Direct numerical simulation of flow past a reactive/inert mixed particle pair

Abstract

During the pyrolysis and gasification processes inside fluidized bed reactors, a single reactive particle is generally surrounded by multiple inert heat carrier particles. In this work, we focus on the simplest mixed particle pair (one reactive particle: P1, and one inert particle: P2) to investigate the joint effects of the Stefan Reynolds number (Resf), the particle Reynolds number (Re), separation distance normalized by particle diameter (L), and relative orientation (α) on the drag force exerting on each particle by particle-resolved direct numerical simulations. The results show that when particles are placed in a tandem arrangement, the blocking effect on P2 is weakened/strengthened with negative/positive Stefan flow since the effective diameter of P1 is smaller/larger than its real diameter.
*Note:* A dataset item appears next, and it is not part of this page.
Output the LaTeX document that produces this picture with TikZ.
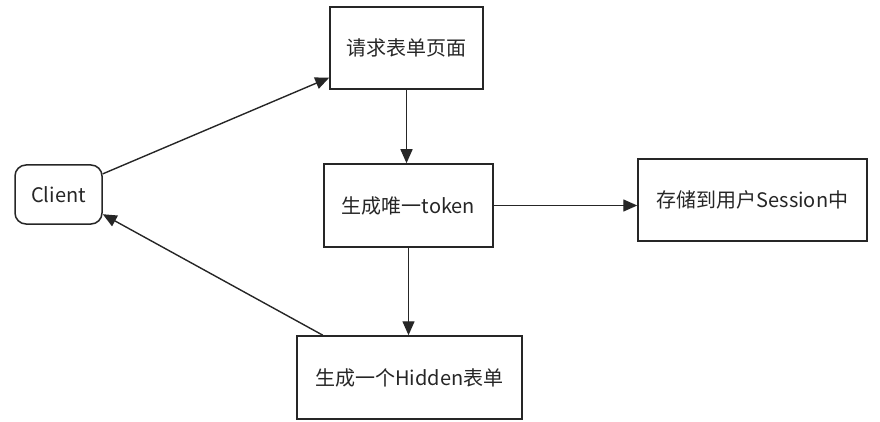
\documentclass[tikz,border=0pt]{standalone}
\usepackage{fontspec}
\setmainfont{Noto Sans CJK SC}
\usetikzlibrary{arrows.meta,calc}
\begin{document}
\begin{tikzpicture}[x=1pt,y=-1pt,
  box/.style={draw=black!85,line width=1.5pt,rectangle,inner sep=0pt,
    font=\fontsize{20}{24}\selectfont,text=black!85},
  conn/.style={draw=black!85,line width=1.4pt,-{Triangle[length=14pt,width=12pt]}}]
\useasboundingbox (0,0) rectangle (880,422);
\node[box,rounded corners=11pt,minimum width=87pt,minimum height=59pt] (client) at (58.5,194.5) {Client};
\node[box,minimum width=153pt,minimum height=82pt] (req) at (406.5,48) {请求表单页面};
\node[box,minimum width=169pt,minimum height=83pt] (tok) at (408.5,205.5) {生成唯一token};
\node[box,minimum width=229pt,minimum height=82pt] (ses) at (752.5,200) {存储到用户Session中};
\node[box,minimum width=225pt,minimum height=83pt] (hid) at (409.5,377.5) {生成一个Hidden表单};
\draw[conn] (client.25) -- (req.201);
\draw[conn] (req.south) -- (req.south |- tok.north);
\draw[conn] (tok.east) -- (tok.east -| ses.west);
\draw[conn] (tok.south) -- (tok.south |- hid.north);
\draw[conn] (hid.154) -- (client.-24);
\end{tikzpicture}
\end{document}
When L = 1.25, Re = 3, and particles are placed in tandem, the drag force of P1 decreases as Resf increases, but the reduction of the drag force decreases as Re increases. Under such conditions, the positive Stefan flow induces the repulsion between the two particles; thus, the drag force of P2 increases as Resf increases. When Resf = 3 and P2 is located downstream, the repulsive force felt by P1 can partially offset the drag force at L = 1.25, Re = 3. Moreover, the negative/positive Stefan flow enhances/weakens the drag force of P2 when it is located upstream. The Stefan flow has a negligible effect on the drag force of P2 when L = 3.